Predictive analytics is being used to enhance business intelligence capabilities, explains Rob Toguri, UK data and analytics leader at the professional services firm. “One powerful application is more comprehensive trade surveillance to detect and prevent market abuse and fraud by merging trade data with other data sources.”

Firms are introducing analytical models and reporting dashboards to address a range of key compliance risks, for example performing automated analyses of key client documentation to automatically identify specific requirements. “Asset managers are also introducing more sophisticated visualisations such as consistent inputs to their regulatory reporting and internal reports, to more efficiently and effectively ensure the required quality level across these aggregated datasets,” says Toguri.

Business intelligence enables asset managers to better interrogate their positions and investment decisions and, if used well, can show in advance how compliance and regulatory requirements are affected by these decisions, or by market movements or other changing factors, adds Steve Young, managing partner at Citisoft.

“Technology can play a huge part in highlighting practices that could create regulatory issues within an organisation before they come to the attention of regulators,” he says. “It is already a significant element of the management of regulatory issues, but as firms gain greater expertise and experience with these tools this can only improve and extend.”

Vincent Kilcoyne, capital markets industry lead SAS UK & Ireland, observes that compliance with regulations such as MiFID and anti-money laundering requires asset managers to effectively manage vast amounts of data from trading systems, internal spreadsheets, emails, chat and voice communication. “To identify any irregularities in their processes, asset managers need to be able to monitor for suspicious activity and ensure due diligence on customers.”

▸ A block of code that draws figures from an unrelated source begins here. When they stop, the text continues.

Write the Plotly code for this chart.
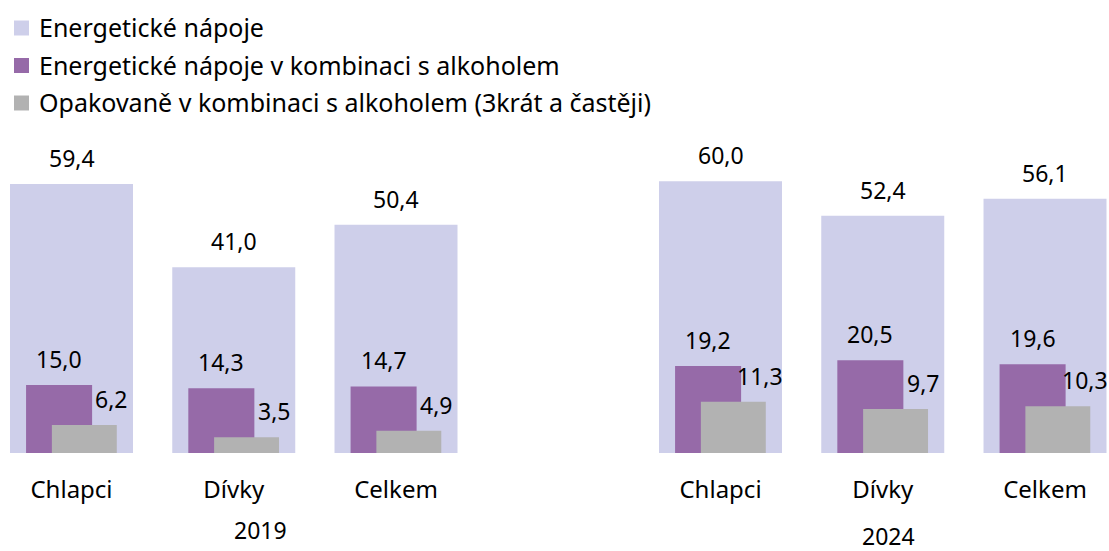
import plotly.graph_objects as go

# ---- data ----
categories = ["Chlapci", "Dívky", "Celkem", "Chlapci", "Dívky", "Celkem"]
years = ["2019", "2024"]
positions = [0, 1, 2, 4, 5, 6]  # blank slot between the two years
energy = [59.4, 41.0, 50.4, 60.0, 52.4, 56.1]
energy_alc = [15.0, 14.3, 14.7, 19.2, 20.5, 19.6]
repeated_alc = [6.2, 3.5, 4.9, 11.3, 9.7, 10.3]
series_names = [
    "Energetické nápoje",
    "Energetické nápoje v kombinaci s alkoholem",
    "Opakovaně v kombinaci s alkoholem (3krát a častěji)",
]

# ---- style ----
FONT = "Noto Sans"
FS_NUM = 23
FS_CAT = 24
FS_LEG = 25
C_ENERGY = "#CECFEA"
C_ALC = "#966AA8"
C_REP = "#B2B2B2"
colors = [C_ENERGY, C_ALC, C_REP]

W_E, O_E = 0.758, -0.379
W_A, O_A = 0.407, -0.280
W_R, O_R = 0.400, -0.121

FIG_W, FIG_H = 1109, 551
M_T, M_B = 20, 98
PLOT_H = FIG_H - M_T - M_B
PX_PER_UNIT = 4.53


def fmt(v):
    return f"{v:.1f}".replace(".", ",")


def paper_x(px):
    return px / FIG_W


def paper_y(py):
    return (FIG_H - M_B - py) / PLOT_H


fig = go.Figure()
fig.add_bar(x=positions, y=energy, width=W_E, offset=O_E, marker_color=C_ENERGY,
            marker_line_width=0, name=series_names[0], hoverinfo="skip")
fig.add_bar(x=positions, y=energy_alc, width=W_A, offset=O_A, marker_color=C_ALC,
            marker_line_width=0, name=series_names[1], hoverinfo="skip")
fig.add_bar(x=positions, y=repeated_alc, width=W_R, offset=O_R, marker_color=C_REP,
            marker_line_width=0, name=series_names[2], hoverinfo="skip")

annotations = []
for p, e, a, r in zip(positions, energy, energy_alc, repeated_alc):
    annotations.append(dict(x=p + O_E + W_E / 2, y=e, text=fmt(e), yshift=26))
    annotations.append(dict(x=p + O_A + W_A / 2, y=a, text=fmt(a), yshift=26))
    annotations.append(dict(x=p + O_R + W_R / 2, y=r, text=fmt(r), yshift=26, xshift=27))
for an in annotations:
    an.update(xref="x", yref="y", showarrow=False, yanchor="middle", xanchor="center",
              font=dict(family=FONT, size=FS_NUM, color="#000000"))

# year labels below the category labels
annotations.append(dict(x=paper_x(260), y=paper_y(530), xref="paper", yref="paper",
                        text=years[0], showarrow=False, xanchor="center", yanchor="middle",
                        font=dict(family=FONT, size=FS_NUM, color="#000000")))
annotations.append(dict(x=paper_x(888), y=paper_y(536), xref="paper", yref="paper",
                        text=years[1], showarrow=False, xanchor="center", yanchor="middle",
                        font=dict(family=FONT, size=FS_NUM, color="#000000")))

# legend (drawn as squares + text, top-left)
shapes = []
row_y = [28, 65.5, 103]
for name, col, ry in zip(series_names, colors, row_y):
    shapes.append(dict(type="rect", xref="paper", yref="paper",
                       x0=paper_x(14), x1=paper_x(29),
                       y0=paper_y(ry + 7.5), y1=paper_y(ry - 7.5),
                       fillcolor=col, line=dict(width=0)))
    annotations.append(dict(x=paper_x(37), y=paper_y(ry - 1), xref="paper", yref="paper",
                            text=name, showarrow=False, xanchor="left", yanchor="middle",
                            font=dict(family=FONT, size=FS_LEG, color="#000000")))

fig.update_layout(
    width=FIG_W, height=FIG_H,
    margin=dict(l=0, r=0, t=M_T, b=M_B),
    barmode="overlay",
    plot_bgcolor="white", paper_bgcolor="white",
    font=dict(family=FONT, size=FS_NUM, color="#000000"),
    showlegend=False,
    annotations=annotations,
    shapes=shapes,
    xaxis=dict(range=[-0.4407, 6.3944], tickmode="array", tickvals=positions,
               ticktext=categories, showgrid=False, zeroline=False, showline=False,
               ticks="", ticklabelstandoff=20,
               tickfont=dict(family=FONT, size=FS_CAT, color="#000000")),
    yaxis=dict(range=[0, PLOT_H / PX_PER_UNIT], visible=False, showgrid=False,
               zeroline=False),
)

# place the figure at the page's top-left corner (no default body margin)
fig.write_html("out.html", config={"displayModeBar": False},
               post_script="document.body.style.margin='0';document.body.style.overflow='hidden';")
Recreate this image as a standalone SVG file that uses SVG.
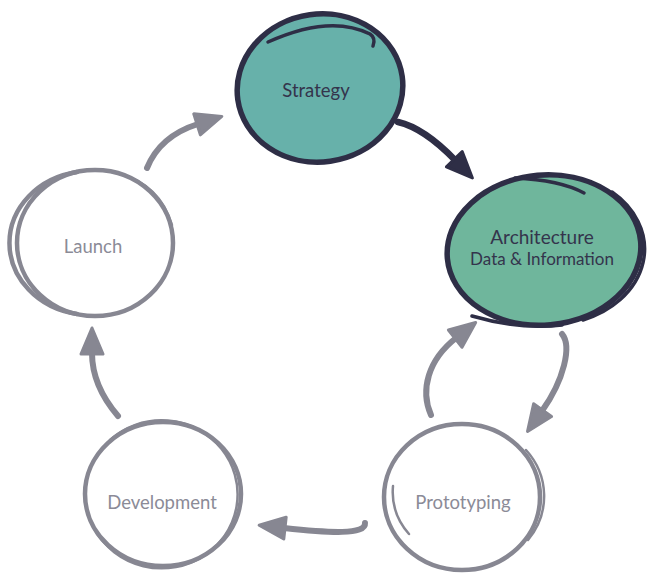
<svg xmlns="http://www.w3.org/2000/svg" width="651" height="581" viewBox="0 0 651 581">
<style>
.gray{fill:none;stroke:#878792;stroke-width:4.5;stroke-linecap:round}
.thin{fill:none;stroke:#878792;stroke-width:2.5;stroke-linecap:round}
.dark{stroke:#2e2e46;stroke-width:5.5;stroke-linecap:round}
.darkl{fill:none;stroke:#2e2e46;stroke-width:3.5;stroke-linecap:round}
.arr{fill:none;stroke:#878792;stroke-width:6;stroke-linecap:round}
.arrd{fill:none;stroke:#2e2e46;stroke-width:6.5;stroke-linecap:round}
.lbl{font-family:Lato,"Liberation Sans",sans-serif;font-size:18.5px;text-anchor:middle;fill:#8b8b97}
.lbld{font-family:Lato,"Liberation Sans",sans-serif;font-size:18.5px;text-anchor:middle;fill:#34344c}
</style>
<defs>
<marker id="hg" markerUnits="userSpaceOnUse" viewBox="0 0 30 26" markerWidth="30" markerHeight="26" refX="3" refY="13" orient="auto">
<path d="M2,2 L28,13 L2,24 Z" fill="#878792" stroke="#878792" stroke-width="3" stroke-linejoin="round"/>
</marker>
<marker id="hd" markerUnits="userSpaceOnUse" viewBox="0 0 30 26" markerWidth="30" markerHeight="26" refX="3" refY="13" orient="auto">
<path d="M2,2 L28,13 L2,24 Z" fill="#2e2e46" stroke="#2e2e46" stroke-width="3" stroke-linejoin="round"/>
</marker>
</defs>
<g id="connectors">
<path class="arr" d="M147,168 Q160,136 198,124" marker-end="url(#hg)"/>
<path class="arrd" d="M398,122 Q424,128 455,160" marker-end="url(#hd)"/>
<path class="arr" d="M562,334 C572,346 564,380 542,411" marker-end="url(#hg)"/>
<path class="arr" d="M431,415 C420,390 428,360 456,338" marker-end="url(#hg)"/>
<path class="arr" d="M365,523 C366,535 330,533 284,528" marker-end="url(#hg)"/>
<path class="arr" d="M118,416 C100,395 92,375 92,353" marker-end="url(#hg)"/>
</g>
<g id="strategy">
<ellipse cx="320" cy="88" rx="83" ry="74" transform="rotate(-8 320 88)" fill="#67b1aa" class="dark"/>
<path class="darkl" d="M268,42 Q330,14 370,34 Q376,38 373,46"/>
<text class="lbld" x="316" y="97">Strategy</text>
</g>
<g id="architecture">
<ellipse cx="544" cy="250" rx="97" ry="75" transform="rotate(-5 544 250)" fill="#6fb69c" class="dark"/>
<path class="darkl" d="M515,178 Q560,180 584,193"/>
<path class="darkl" d="M612,192 A96,76 0 0 1 583,320"/>
<path class="darkl" d="M472,316 Q520,330 562,325"/>
<text class="lbld" x="542" y="244" style="font-size:19px">Architecture</text>
<text class="lbld" x="542" y="265" style="font-size:17px">Data &amp; Information</text>
</g>
<g id="prototyping">
<ellipse cx="462" cy="497" rx="78" ry="73" class="gray"/>
<path class="thin" d="M393,486 A70,66 0 0 0 409,534"/>
<path class="thin" d="M526,450 A78,72 0 0 1 528,540"/>
<text class="lbl" x="463" y="509">Prototyping</text>
</g>
<g id="development">
<ellipse cx="163" cy="494" rx="78" ry="72" class="gray"/>
<path class="thin" d="M110,440 A76,74 0 1 1 95,530"/>
<text class="lbl" x="162" y="509">Development</text>
</g>
<g id="launch">
<ellipse cx="95" cy="243" rx="78" ry="73" class="gray"/>
<path class="gray" d="M77,172 A81,72 0 0 0 77,314"/>
<path class="thin" d="M120,174 Q160,185 172,225"/>
<text class="lbl" x="93" y="253">Launch</text>
</g>
</svg>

Kilcoyne suggests managers should start by analysing customer activity and risk characteristics. “By grouping segments of customers or accounts together based on inherent characteristics – for example, average transactional volume or net worth – asset managers can easily identify customers who are expected to behave in a similar fashion to other customers but don’t and risk-rank each alert based on a variety of factors, from the number of past alerts to the possibility that the alert will result in a regulatory filing.”

Unstructured data

The transformation and analysis work that is being doing on data ahead of representing it as a report or visualisation is particularly significant, suggests Lexalytics CEO Jeff Catlin. “One area seeing significant advancement in capabilities is the analysis of unstructured data (emails, social media posts, images) and correlating it with structured data such as phone logs and trade activity. Legacy text analytic systems have been programmed to find certain key words related to how someone might violate regulations, but those do not take into account changing language and some of the differences in medium, author, message or context.”

If a manager has a centralised system monitoring communications that is constantly kept up to date, it can flag when someone is starting to go down a path that is not going to end well, he adds. “Sometimes people make mistakes or aren’t aware of a change in the laws. By capturing information in an automated, consistent fashion, they can be retrained early before a misunderstanding becomes a regulatory problem.”

The challenge for most asset managers is to take advantage of the opportunities available while budgets and margins are under pressure from competing investment demands, says Toguri.

In the future, it is likely that asset managers will increasingly use technology to help reduce their operational risks relating to regulatory issues, he concludes. “They will utilise and merge big data from new sources such as systems process logs, voice and email and will overlay this with powerful machine learning and cognitive techniques, which will help them better understand behaviours across business processes.”